• [Written exercise]: Repeat the listing word for word. No pictures belong in the copy.

• [Data section]:
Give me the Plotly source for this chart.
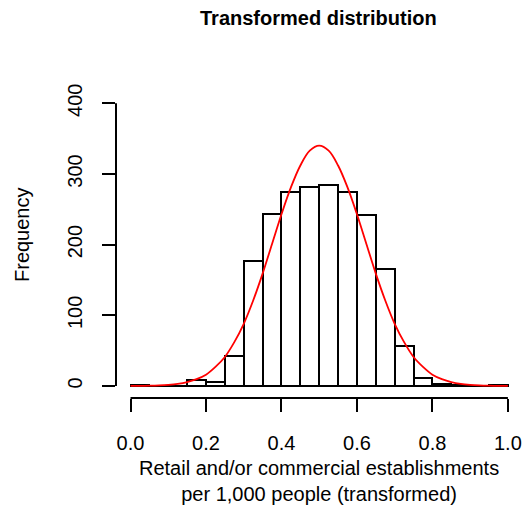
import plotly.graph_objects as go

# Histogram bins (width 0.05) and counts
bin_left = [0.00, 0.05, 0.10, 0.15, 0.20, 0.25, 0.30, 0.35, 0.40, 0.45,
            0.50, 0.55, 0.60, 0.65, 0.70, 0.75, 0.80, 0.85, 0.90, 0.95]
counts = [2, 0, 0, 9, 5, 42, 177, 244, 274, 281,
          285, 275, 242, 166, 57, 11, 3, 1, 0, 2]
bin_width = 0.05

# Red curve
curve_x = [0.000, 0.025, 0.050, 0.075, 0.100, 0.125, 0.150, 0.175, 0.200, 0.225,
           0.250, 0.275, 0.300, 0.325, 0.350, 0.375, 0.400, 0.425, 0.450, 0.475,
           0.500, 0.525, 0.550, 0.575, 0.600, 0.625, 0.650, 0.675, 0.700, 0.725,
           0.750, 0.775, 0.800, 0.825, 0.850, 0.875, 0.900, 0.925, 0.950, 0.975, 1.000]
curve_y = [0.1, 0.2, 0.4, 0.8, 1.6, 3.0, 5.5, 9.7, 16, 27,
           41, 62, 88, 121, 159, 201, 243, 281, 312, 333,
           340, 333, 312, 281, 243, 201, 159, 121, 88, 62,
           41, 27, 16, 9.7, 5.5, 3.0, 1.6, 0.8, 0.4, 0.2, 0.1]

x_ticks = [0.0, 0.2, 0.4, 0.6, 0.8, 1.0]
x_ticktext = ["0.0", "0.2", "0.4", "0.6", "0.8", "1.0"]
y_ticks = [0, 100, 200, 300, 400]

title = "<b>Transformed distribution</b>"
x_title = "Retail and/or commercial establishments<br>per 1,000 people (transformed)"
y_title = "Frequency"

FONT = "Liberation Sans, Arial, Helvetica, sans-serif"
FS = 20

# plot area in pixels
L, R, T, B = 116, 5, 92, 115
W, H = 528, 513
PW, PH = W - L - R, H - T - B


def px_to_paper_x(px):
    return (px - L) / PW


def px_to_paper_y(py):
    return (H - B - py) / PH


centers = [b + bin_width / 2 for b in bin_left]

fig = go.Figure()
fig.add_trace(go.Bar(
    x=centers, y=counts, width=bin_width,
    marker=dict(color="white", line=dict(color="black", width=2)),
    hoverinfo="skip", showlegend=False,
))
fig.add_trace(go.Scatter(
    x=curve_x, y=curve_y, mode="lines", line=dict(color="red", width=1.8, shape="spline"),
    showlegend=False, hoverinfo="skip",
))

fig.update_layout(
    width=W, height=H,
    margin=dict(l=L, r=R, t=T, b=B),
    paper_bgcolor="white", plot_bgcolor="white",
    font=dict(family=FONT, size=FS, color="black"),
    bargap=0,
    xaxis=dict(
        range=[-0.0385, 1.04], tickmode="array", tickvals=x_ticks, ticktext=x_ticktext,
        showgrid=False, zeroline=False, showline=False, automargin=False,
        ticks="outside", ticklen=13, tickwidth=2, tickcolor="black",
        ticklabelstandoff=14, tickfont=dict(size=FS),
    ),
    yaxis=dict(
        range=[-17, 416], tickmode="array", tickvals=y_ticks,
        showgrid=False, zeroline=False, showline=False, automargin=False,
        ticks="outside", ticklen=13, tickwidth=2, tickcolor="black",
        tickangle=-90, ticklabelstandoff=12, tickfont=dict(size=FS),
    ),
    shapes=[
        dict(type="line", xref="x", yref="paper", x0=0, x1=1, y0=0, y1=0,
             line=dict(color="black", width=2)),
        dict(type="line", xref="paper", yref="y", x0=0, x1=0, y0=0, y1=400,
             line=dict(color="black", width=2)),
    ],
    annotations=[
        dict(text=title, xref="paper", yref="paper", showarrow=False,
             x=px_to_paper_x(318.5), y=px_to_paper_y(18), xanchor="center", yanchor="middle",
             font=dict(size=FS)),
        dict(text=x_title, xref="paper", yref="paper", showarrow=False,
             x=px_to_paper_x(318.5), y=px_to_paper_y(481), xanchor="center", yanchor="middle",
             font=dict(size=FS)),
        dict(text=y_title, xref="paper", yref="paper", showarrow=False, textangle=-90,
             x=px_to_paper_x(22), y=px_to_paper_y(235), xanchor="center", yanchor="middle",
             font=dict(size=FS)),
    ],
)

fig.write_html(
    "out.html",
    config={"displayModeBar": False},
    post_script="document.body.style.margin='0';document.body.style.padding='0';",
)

• [Correct result]:
Give me the Plotly source for this chart.
import plotly.graph_objects as go

# Histogram bins (width 0.05) and counts
bin_left = [0.00, 0.05, 0.10, 0.15, 0.20, 0.25, 0.30, 0.35, 0.40, 0.45,
            0.50, 0.55, 0.60, 0.65, 0.70, 0.75, 0.80, 0.85, 0.90, 0.95]
counts = [2, 0, 0, 9, 5, 42, 177, 244, 274, 281,
          285, 275, 242, 166, 57, 11, 3, 1, 0, 2]
bin_width = 0.05

# Red curve
curve_x = [0.000, 0.025, 0.050, 0.075, 0.100, 0.125, 0.150, 0.175, 0.200, 0.225,
           0.250, 0.275, 0.300, 0.325, 0.350, 0.375, 0.400, 0.425, 0.450, 0.475,
           0.500, 0.525, 0.550, 0.575, 0.600, 0.625, 0.650, 0.675, 0.700, 0.725,
           0.750, 0.775, 0.800, 0.825, 0.850, 0.875, 0.900, 0.925, 0.950, 0.975, 1.000]
curve_y = [0.1, 0.2, 0.4, 0.8, 1.6, 3.0, 5.5, 9.7, 16, 27,
           41, 62, 88, 121, 159, 201, 243, 281, 312, 333,
           340, 333, 312, 281, 243, 201, 159, 121, 88, 62,
           41, 27, 16, 9.7, 5.5, 3.0, 1.6, 0.8, 0.4, 0.2, 0.1]

x_ticks = [0.0, 0.2, 0.4, 0.6, 0.8, 1.0]
x_ticktext = ["0.0", "0.2", "0.4", "0.6", "0.8", "1.0"]
y_ticks = [0, 100, 200, 300, 400]

title = "<b>Transformed distribution</b>"
x_title = "Retail and/or commercial establishments<br>per 1,000 people (transformed)"
y_title = "Frequency"

FONT = "Liberation Sans, Arial, Helvetica, sans-serif"
FS = 20

# plot area in pixels
L, R, T, B = 116, 5, 92, 115
W, H = 528, 513
PW, PH = W - L - R, H - T - B


def px_to_paper_x(px):
    return (px - L) / PW


def px_to_paper_y(py):
    return (H - B - py) / PH


centers = [b + bin_width / 2 for b in bin_left]

fig = go.Figure()
fig.add_trace(go.Bar(
    x=centers, y=counts, width=bin_width,
    marker=dict(color="white", line=dict(color="black", width=2)),
    hoverinfo="skip", showlegend=False,
))
fig.add_trace(go.Scatter(
    x=curve_x, y=curve_y, mode="lines", line=dict(color="red", width=1.8, shape="spline"),
    showlegend=False, hoverinfo="skip",
))

fig.update_layout(
    width=W, height=H,
    margin=dict(l=L, r=R, t=T, b=B),
    paper_bgcolor="white", plot_bgcolor="white",
    font=dict(family=FONT, size=FS, color="black"),
    bargap=0,
    xaxis=dict(
        range=[-0.0385, 1.04], tickmode="array", tickvals=x_ticks, ticktext=x_ticktext,
        showgrid=False, zeroline=False, showline=False, automargin=False,
        ticks="outside", ticklen=13, tickwidth=2, tickcolor="black",
        ticklabelstandoff=14, tickfont=dict(size=FS),
    ),
    yaxis=dict(
        range=[-17, 416], tickmode="array", tickvals=y_ticks,
        showgrid=False, zeroline=False, showline=False, automargin=False,
        ticks="outside", ticklen=13, tickwidth=2, tickcolor="black",
        tickangle=-90, ticklabelstandoff=12, tickfont=dict(size=FS),
    ),
    shapes=[
        dict(type="line", xref="x", yref="paper", x0=0, x1=1, y0=0, y1=0,
             line=dict(color="black", width=2)),
        dict(type="line", xref="paper", yref="y", x0=0, x1=0, y0=0, y1=400,
             line=dict(color="black", width=2)),
    ],
    annotations=[
        dict(text=title, xref="paper", yref="paper", showarrow=False,
             x=px_to_paper_x(318.5), y=px_to_paper_y(18), xanchor="center", yanchor="middle",
             font=dict(size=FS)),
        dict(text=x_title, xref="paper", yref="paper", showarrow=False,
             x=px_to_paper_x(318.5), y=px_to_paper_y(481), xanchor="center", yanchor="middle",
             font=dict(size=FS)),
        dict(text=y_title, xref="paper", yref="paper", showarrow=False, textangle=-90,
             x=px_to_paper_x(22), y=px_to_paper_y(235), xanchor="center", yanchor="middle",
             font=dict(size=FS)),
    ],
)

fig.write_html(
    "out.html",
    config={"displayModeBar": False},
    post_script="document.body.style.margin='0';document.body.style.padding='0';",
)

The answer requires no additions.